• WORK REQUIRED: Starting at the first line of the listing below, repeat each line exactly until the line containing "const yTicks = [0, 20, 40, 60, 80];", which you include. Leave out pictures.

• COLLECTED DATA:
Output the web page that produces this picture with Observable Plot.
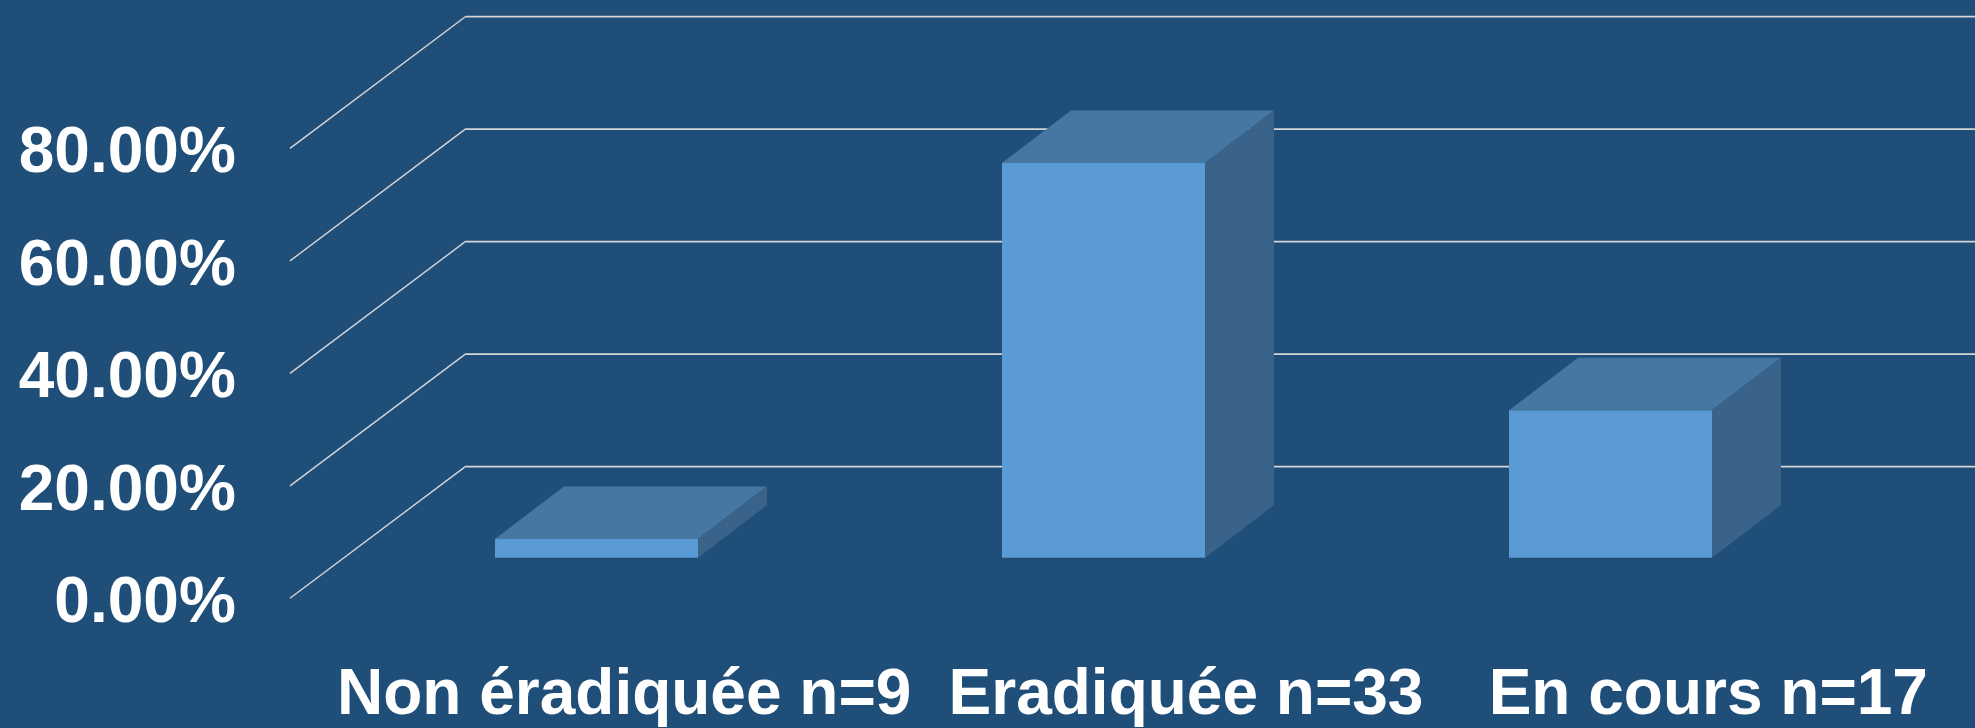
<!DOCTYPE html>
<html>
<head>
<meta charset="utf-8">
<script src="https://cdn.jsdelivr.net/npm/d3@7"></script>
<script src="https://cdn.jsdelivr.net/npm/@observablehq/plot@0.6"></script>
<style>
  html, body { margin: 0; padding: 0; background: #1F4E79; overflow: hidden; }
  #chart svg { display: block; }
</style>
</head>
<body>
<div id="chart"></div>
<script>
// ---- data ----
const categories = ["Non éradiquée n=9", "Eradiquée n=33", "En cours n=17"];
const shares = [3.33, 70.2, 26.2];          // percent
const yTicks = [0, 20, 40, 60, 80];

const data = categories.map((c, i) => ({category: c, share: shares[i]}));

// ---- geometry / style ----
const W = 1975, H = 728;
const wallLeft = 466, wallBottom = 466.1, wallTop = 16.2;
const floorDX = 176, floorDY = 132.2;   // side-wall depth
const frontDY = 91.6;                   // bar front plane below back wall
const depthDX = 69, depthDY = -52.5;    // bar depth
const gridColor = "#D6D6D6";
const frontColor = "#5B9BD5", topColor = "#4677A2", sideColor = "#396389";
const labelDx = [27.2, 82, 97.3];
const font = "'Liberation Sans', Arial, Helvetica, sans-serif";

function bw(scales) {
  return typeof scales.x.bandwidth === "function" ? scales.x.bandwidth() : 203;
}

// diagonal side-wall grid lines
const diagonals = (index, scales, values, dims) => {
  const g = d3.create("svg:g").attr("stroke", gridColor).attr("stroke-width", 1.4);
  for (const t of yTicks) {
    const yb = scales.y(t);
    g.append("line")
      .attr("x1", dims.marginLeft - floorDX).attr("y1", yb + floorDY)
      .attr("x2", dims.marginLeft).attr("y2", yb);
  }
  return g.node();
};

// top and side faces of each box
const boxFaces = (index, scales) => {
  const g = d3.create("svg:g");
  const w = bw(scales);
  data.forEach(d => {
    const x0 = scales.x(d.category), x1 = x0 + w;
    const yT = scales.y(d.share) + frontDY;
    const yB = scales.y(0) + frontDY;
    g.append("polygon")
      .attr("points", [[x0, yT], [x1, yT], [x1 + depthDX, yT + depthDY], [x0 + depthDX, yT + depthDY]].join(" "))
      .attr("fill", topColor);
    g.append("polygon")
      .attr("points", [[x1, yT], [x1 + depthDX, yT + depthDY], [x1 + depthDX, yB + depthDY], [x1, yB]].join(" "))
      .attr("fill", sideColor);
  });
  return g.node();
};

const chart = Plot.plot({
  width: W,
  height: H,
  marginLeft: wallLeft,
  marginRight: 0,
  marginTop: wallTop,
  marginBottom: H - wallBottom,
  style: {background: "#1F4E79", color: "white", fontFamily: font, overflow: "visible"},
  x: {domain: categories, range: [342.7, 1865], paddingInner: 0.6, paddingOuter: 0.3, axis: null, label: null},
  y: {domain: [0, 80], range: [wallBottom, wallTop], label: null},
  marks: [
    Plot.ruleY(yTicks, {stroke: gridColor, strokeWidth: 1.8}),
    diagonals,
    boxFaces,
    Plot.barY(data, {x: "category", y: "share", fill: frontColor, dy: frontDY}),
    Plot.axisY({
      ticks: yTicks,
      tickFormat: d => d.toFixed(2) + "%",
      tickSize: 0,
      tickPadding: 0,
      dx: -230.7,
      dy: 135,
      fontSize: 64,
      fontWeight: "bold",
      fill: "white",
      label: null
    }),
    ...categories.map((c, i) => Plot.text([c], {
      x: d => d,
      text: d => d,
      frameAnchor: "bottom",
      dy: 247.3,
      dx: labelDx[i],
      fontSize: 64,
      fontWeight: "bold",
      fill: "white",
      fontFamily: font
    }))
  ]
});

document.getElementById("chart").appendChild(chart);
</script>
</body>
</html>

• TASK SOLUTION:
Output the web page that produces this picture with Observable Plot.
<!DOCTYPE html>
<html>
<head>
<meta charset="utf-8">
<script src="https://cdn.jsdelivr.net/npm/d3@7"></script>
<script src="https://cdn.jsdelivr.net/npm/@observablehq/plot@0.6"></script>
<style>
  html, body { margin: 0; padding: 0; background: #1F4E79; overflow: hidden; }
  #chart svg { display: block; }
</style>
</head>
<body>
<div id="chart"></div>
<script>
// ---- data ----
const categories = ["Non éradiquée n=9", "Eradiquée n=33", "En cours n=17"];
const shares = [3.33, 70.2, 26.2];          // percent
const yTicks = [0, 20, 40, 60, 80];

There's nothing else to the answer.